Shush, shush sneaking comes with 'Snatch' floating in beneath the doorway of your attention and reaching in with cooled tendrils of remote acoustica that always seems to be coming at you from just behind the shoulder.  A rear-ground offering done with the lilt The Bordellos are mildly renowned for (well, in my head at least).  The crew are, in many ways, at their best here, emanating a quite pure 'off the couch' DIY touch that gives hope to every plucker and fucker looking to have a go.  There is a nervousness, an anxiety found throughout the score, the strings and tubs are barely touched, this faux lack of sanguinity is not to be believed - the band know what they are doing and do it well.

We close with a pseudo - 'Warhead' bass suggestion, a painful anguish from mote swirling depths, a gnawing nightmare that sees the hazards of mixing 'Smack, Crack and Iggy Pop' come tumbling down onto ones unsuspecting bonse.  The echo-vibes at times hurt, the players are undergoing a therapy, they seem to be banishing demons, within the unpalatable offal a stench of something worthwhile apprehends my doubting sensors - The Bordellos do this time and time again.  I don't like this one and yet for some reason I disagree with myself - isn't DIY music just the best.
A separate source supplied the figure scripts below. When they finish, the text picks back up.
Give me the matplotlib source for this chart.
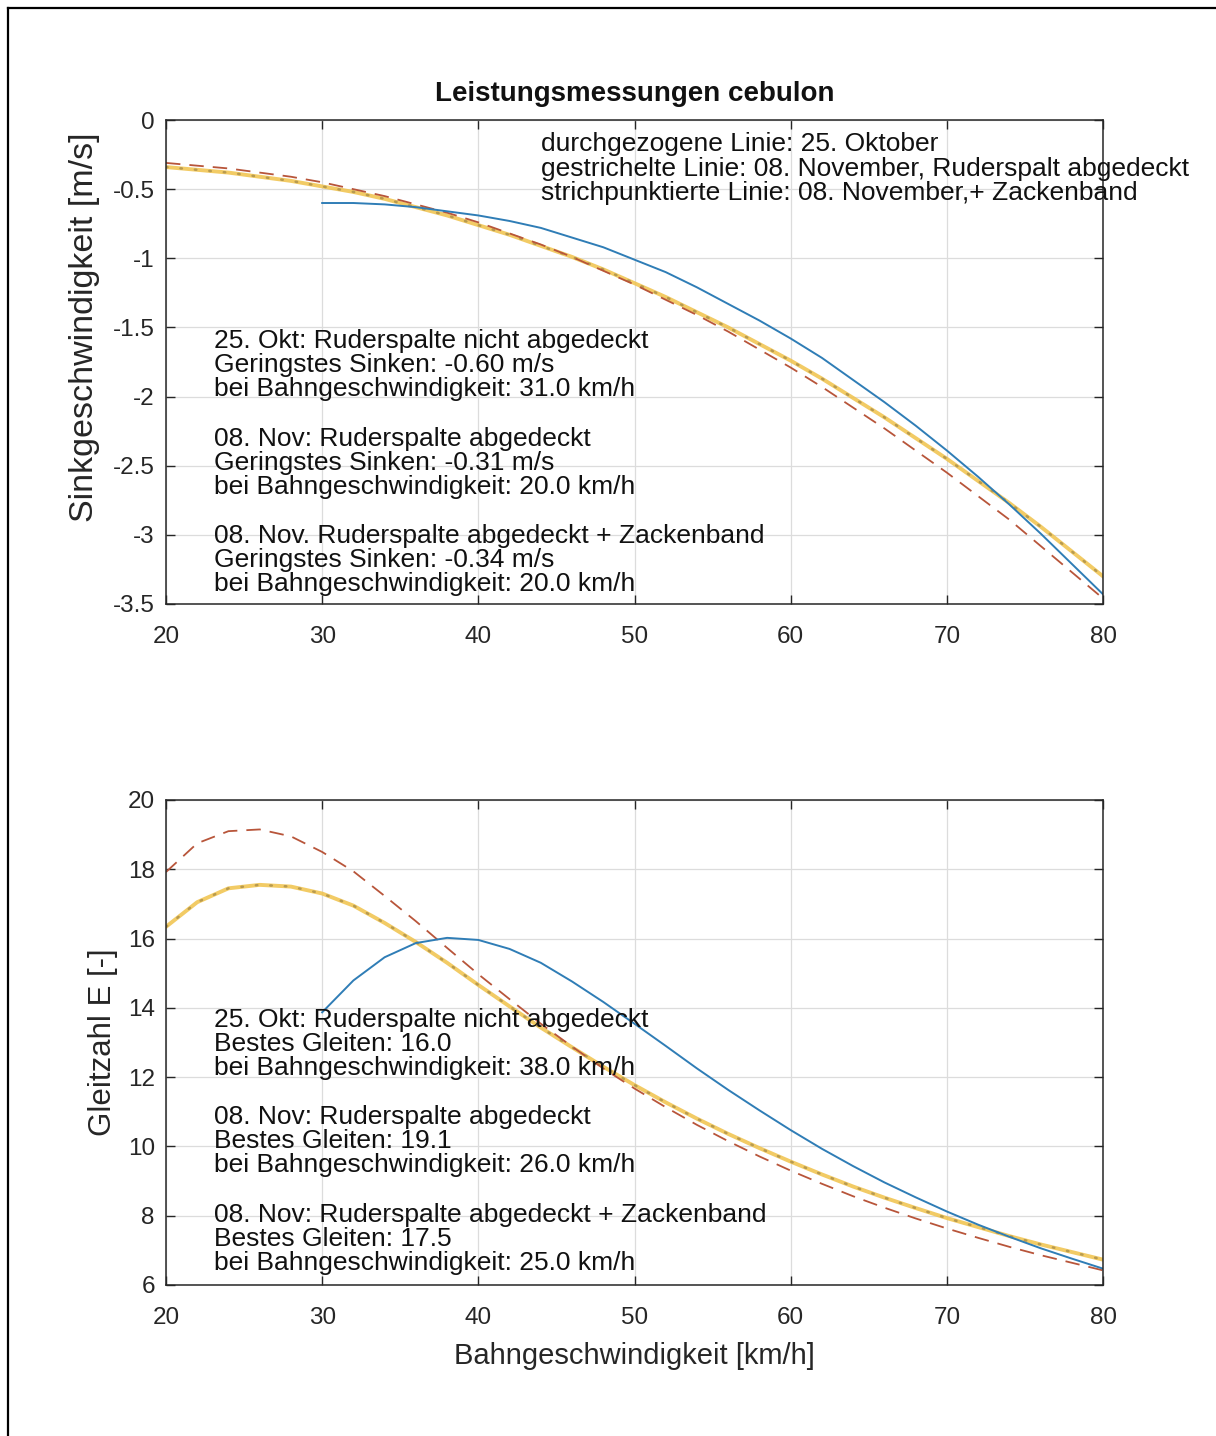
import matplotlib

matplotlib.use("Agg")
import matplotlib.pyplot as plt  # noqa: E402
from matplotlib.lines import Line2D  # noqa: E402

plt.rcParams["font.family"] = ["Liberation Sans", "DejaVu Sans"]
plt.rcParams["axes.unicode_minus"] = False

# ---------------------------------------------------------------------------
# Data
# ---------------------------------------------------------------------------

speed = [20, 22, 24, 26, 28, 30, 32, 34, 36, 38, 40, 42, 44, 46, 48, 50,
         52, 54, 56, 58, 60, 62, 64, 66, 68, 70, 72, 74, 76, 78, 80]
speed_oct = [30, 32, 34, 36, 38, 40, 42, 44, 46, 48, 50, 52, 54, 56, 58,
             60, 62, 64, 66, 68, 70, 72, 74, 76, 78, 80]

# sink rate [m/s]
sink_oct = [-0.60, -0.60, -0.61, -0.63, -0.66, -0.69, -0.73, -0.78, -0.85,
            -0.92, -1.01, -1.10, -1.21, -1.33, -1.45, -1.58, -1.72, -1.88,
            -2.04, -2.21, -2.39, -2.58, -2.78, -2.99, -3.21, -3.43]
sink_nov = [-0.31, -0.33, -0.35, -0.38, -0.41, -0.45, -0.50, -0.55, -0.61,
            -0.67, -0.74, -0.82, -0.90, -0.99, -1.09, -1.19, -1.30, -1.41,
            -1.53, -1.66, -1.79, -1.93, -2.08, -2.23, -2.39, -2.55, -2.72,
            -2.89, -3.08, -3.27, -3.46]
sink_zack = [-0.34, -0.36, -0.38, -0.41, -0.44, -0.48, -0.52, -0.57, -0.63,
             -0.69, -0.76, -0.83, -0.91, -0.99, -1.08, -1.18, -1.28, -1.39,
             -1.50, -1.62, -1.74, -1.87, -2.01, -2.15, -2.30, -2.45, -2.61,
             -2.77, -2.94, -3.12, -3.30]

# glide ratio E [-]
glide_oct = [13.87, 14.79, 15.46, 15.87, 16.02, 15.96, 15.70, 15.30, 14.76,
             14.17, 13.54, 12.90, 12.25, 11.63, 11.04, 10.47, 9.93, 9.43,
             8.96, 8.53, 8.12, 7.74, 7.39, 7.06, 6.76, 6.47]
glide_nov = [17.92, 18.75, 19.10, 19.15, 18.95, 18.50, 17.94, 17.23, 16.50,
             15.73, 14.97, 14.25, 13.54, 12.88, 12.25, 11.67, 11.13, 10.62,
             10.15, 9.71, 9.30, 8.92, 8.56, 8.23, 7.92, 7.63, 7.36, 7.10,
             6.86, 6.64, 6.42]
glide_zack = [16.34, 17.05, 17.45, 17.55, 17.50, 17.30, 16.95, 16.45, 15.90,
              15.30, 14.66, 14.04, 13.43, 12.86, 12.30, 11.77, 11.27, 10.80,
              10.36, 9.95, 9.56, 9.19, 8.84, 8.52, 8.22, 7.93, 7.67, 7.41,
              7.17, 6.95, 6.73]

x_ticks = [20, 30, 40, 50, 60, 70, 80]
sink_ticks = [0, -0.5, -1, -1.5, -2, -2.5, -3, -3.5]
sink_tick_labels = ["0", "-0.5", "-1", "-1.5", "-2", "-2.5", "-3", "-3.5"]
glide_ticks = [6, 8, 10, 12, 14, 16, 18, 20]

legend_lines = [
    "durchgezogene Linie: 25. Oktober",
    "gestrichelte Linie: 08. November, Ruderspalt abgedeckt",
    "strichpunktierte Linie: 08. November,+ Zackenband",
]
sink_notes = [
    ["25. Okt: Ruderspalte nicht abgedeckt",
     "Geringstes Sinken: -0.60 m/s",
     "bei Bahngeschwindigkeit: 31.0 km/h"],
    ["08. Nov: Ruderspalte abgedeckt",
     "Geringstes Sinken: -0.31 m/s",
     "bei Bahngeschwindigkeit: 20.0 km/h"],
    ["08. Nov. Ruderspalte abgedeckt + Zackenband",
     "Geringstes Sinken: -0.34 m/s",
     "bei Bahngeschwindigkeit: 20.0 km/h"],
]
glide_notes = [
    ["25. Okt: Ruderspalte nicht abgedeckt",
     "Bestes Gleiten: 16.0",
     "bei Bahngeschwindigkeit: 38.0 km/h"],
    ["08. Nov: Ruderspalte abgedeckt",
     "Bestes Gleiten: 19.1",
     "bei Bahngeschwindigkeit: 26.0 km/h"],
    ["08. Nov: Ruderspalte abgedeckt + Zackenband",
     "Bestes Gleiten: 17.5",
     "bei Bahngeschwindigkeit: 25.0 km/h"],
]

BLUE = "#2f7db6"
RED = "#b8553a"
YELLOW = "#f0c24a"
DOTS = "#b89a4e"
INK = "#262626"


def draw_curves(ax, y_oct, y_nov, y_zack):
    ax.plot(speed, y_zack, color=YELLOW, linewidth=2.8, alpha=0.85)
    ax.plot(speed, y_zack, color=DOTS, linewidth=1.8, linestyle=(0, (0.6, 5.2)),
            dash_capstyle="round")
    ax.plot(speed, y_nov, color=RED, linewidth=1.3, linestyle=(0, (8, 5)))
    ax.plot(speed_oct, y_oct, color=BLUE, linewidth=1.4)


def style_axes(ax):
    ax.set_xlim(20, 80)
    ax.set_xticks(x_ticks)
    ax.grid(True, color="#dcdcdc", linewidth=0.9)
    ax.set_axisbelow(True)
    ax.tick_params(direction="in", length=6.5, width=1.0, top=True, right=True,
                   labelsize=17.5, colors=INK)
    ax.tick_params(axis="x", pad=16)
    ax.tick_params(axis="y", pad=8)
    for sp in ax.spines.values():
        sp.set_color(INK)
        sp.set_linewidth(1.1)


def put_notes(ax, x, starts, step, blocks):
    for y0, block in zip(starts, blocks):
        for i, line in enumerate(block):
            ax.text(x, y0 - i * step, line, fontsize=19, color="#111111",
                    va="center", ha="left")


fig = plt.figure(figsize=(12.16, 14.36), dpi=100)
ax1 = fig.add_axes([0.1365, 0.5794, 0.7706, 0.3370])
ax2 = fig.add_axes([0.1365, 0.1052, 0.7706, 0.3377])

# --- top: sink rate -------------------------------------------------------
draw_curves(ax1, sink_oct, sink_nov, sink_zack)
style_axes(ax1)
ax1.set_ylim(-3.5, 0)
ax1.set_yticks(sink_ticks)
ax1.set_yticklabels(sink_tick_labels)
ax1.set_ylabel("Sinkgeschwindigkeit [m/s]", fontsize=24.5, color=INK)
ax1.yaxis.set_label_coords(-0.0704, 0.572)
ax1.set_title("Leistungsmessungen cebulon", fontsize=20, fontweight="bold",
              pad=13.5, color="#111111")
put_notes(ax1, 44, [-0.174], 0.178, [legend_lines])
put_notes(ax1, 23.07, [-1.598, -2.307, -3.008], 0.175, sink_notes)

# --- bottom: glide ratio --------------------------------------------------
draw_curves(ax2, glide_oct, glide_nov, glide_zack)
style_axes(ax2)
ax2.set_ylim(6, 20)
ax2.set_yticks(glide_ticks)
ax2.set_ylabel("Gleitzahl E [-]", fontsize=22.5, color=INK)
ax2.yaxis.set_label_coords(-0.051, 0.5)
ax2.set_xlabel("Bahngeschwindigkeit [km/h]", fontsize=21, color=INK)
ax2.xaxis.set_label_coords(0.5, -0.118)
put_notes(ax2, 23.07, [13.65, 10.85, 8.02], 0.70, glide_notes)

# outer frame (top and left edges only, like the screenshot)
fig.add_artist(Line2D([8 / 1216, 1], [1 - 8 / 1436] * 2, transform=fig.transFigure,
                      color="black", linewidth=1.6))
fig.add_artist(Line2D([8 / 1216] * 2, [0, 1 - 8 / 1436], transform=fig.transFigure,
                      color="black", linewidth=1.6))

fig.savefig("out.png", dpi=100)
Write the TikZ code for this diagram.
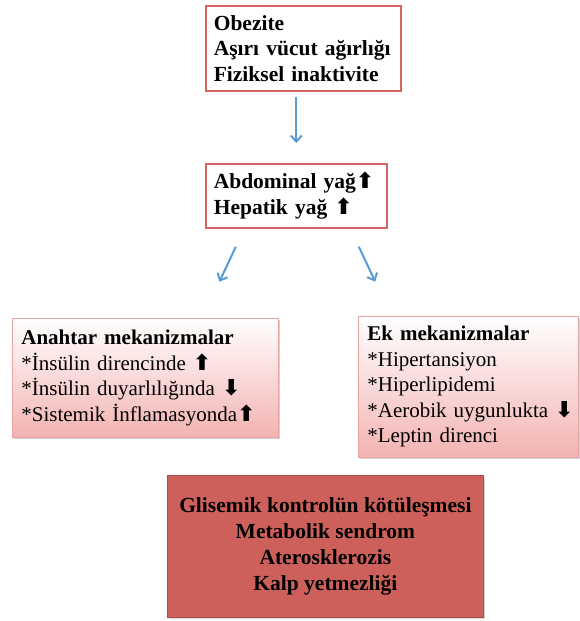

There is a crisis going on, a troubled period that will never end and therefore will always force our minstrels at the helm to go on 'creating'.  At times I am elated, now and again deflated, quite frequently things are debated and the shaft of reason is masturbated but, one thing is for sure, I am eternally intrigued and an unashamed fan of what transpires here.  I think it is healthy to be a fan and not claim to like all, I also think honesty leads to respect and vice versa – put that in your jacksie and digest it.